‘Generation rent’ is here to stay. The idea that home ownership is the primary way to provide housing appears to have been rejected by the government, with ‘build to rent’ sitting alongside plans for affordable housing development.
Official figures in the annual English Housing Survey show that home ownership fell to the lowest level for 30 years in the financial year 2015-16, with the number of renters accounting for almost one fifth of all households.
Affordability issues around getting on the housing ladder is one part of the story – one in three first-time-buyers has help with a deposit from family according to recent figures – but there are also indications that renting can also be a conscious choice, especially among the millennial generation. With a preferred location and flexibility being higher on the list than a ‘sense of ownership’ for some, the housing landscape is undergoing something of a transformation in the UK.
The latest RICS figures revealed a continued increase in demand among renters at the beginning of this year, but the available stock of rental properties is not keeping pace. With supply and demand out of kilter, rental values are expected to outpace house price inflation. In its five-year projection, the RICS expects to see a cumulative increase of more than 25% in rental values.
This anticipation for rising rental values combined with a growing pool of renters is likely to come as good news to investors, as they seek to navigate the hurdles of increased costs around stamp duty land tax and forthcoming changes to mortgage interest tax relief.

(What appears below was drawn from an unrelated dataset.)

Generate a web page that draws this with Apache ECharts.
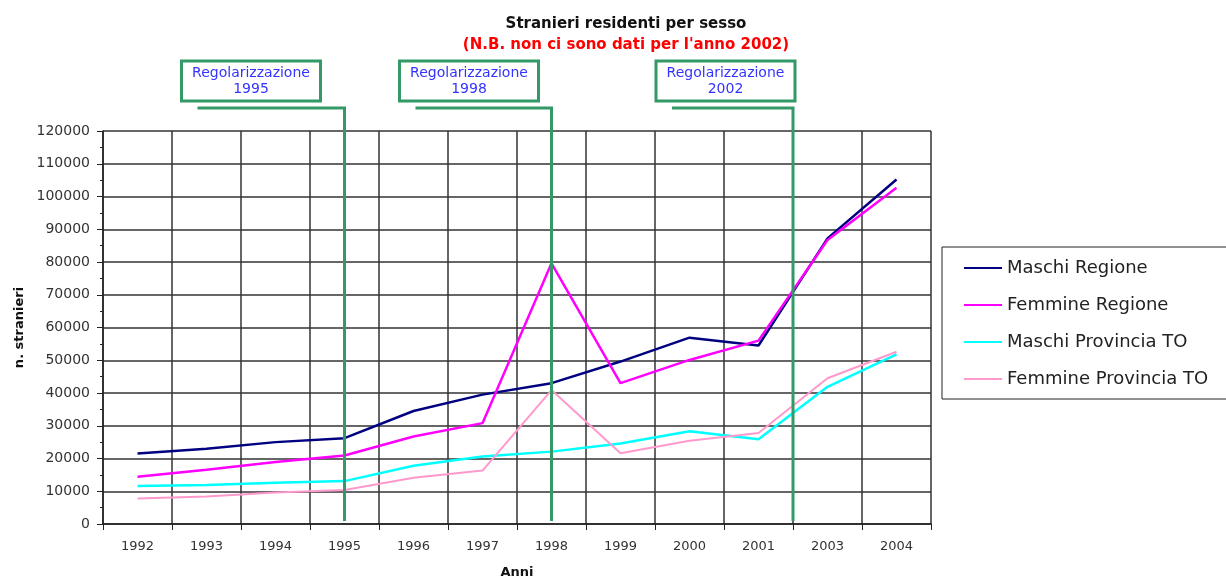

Meanwhile, the shortage of new housing is likely to persist despite government assurances that it remains a priority. Many commentators fear the target to build one million new homes by 2020 is at best ambitious, while the recent housing white paper received a somewhat muted response.
Against this backdrop, the imbalance between supply and demand in the rental market is likely to persist if the move towards renting continues as experts are forecasting.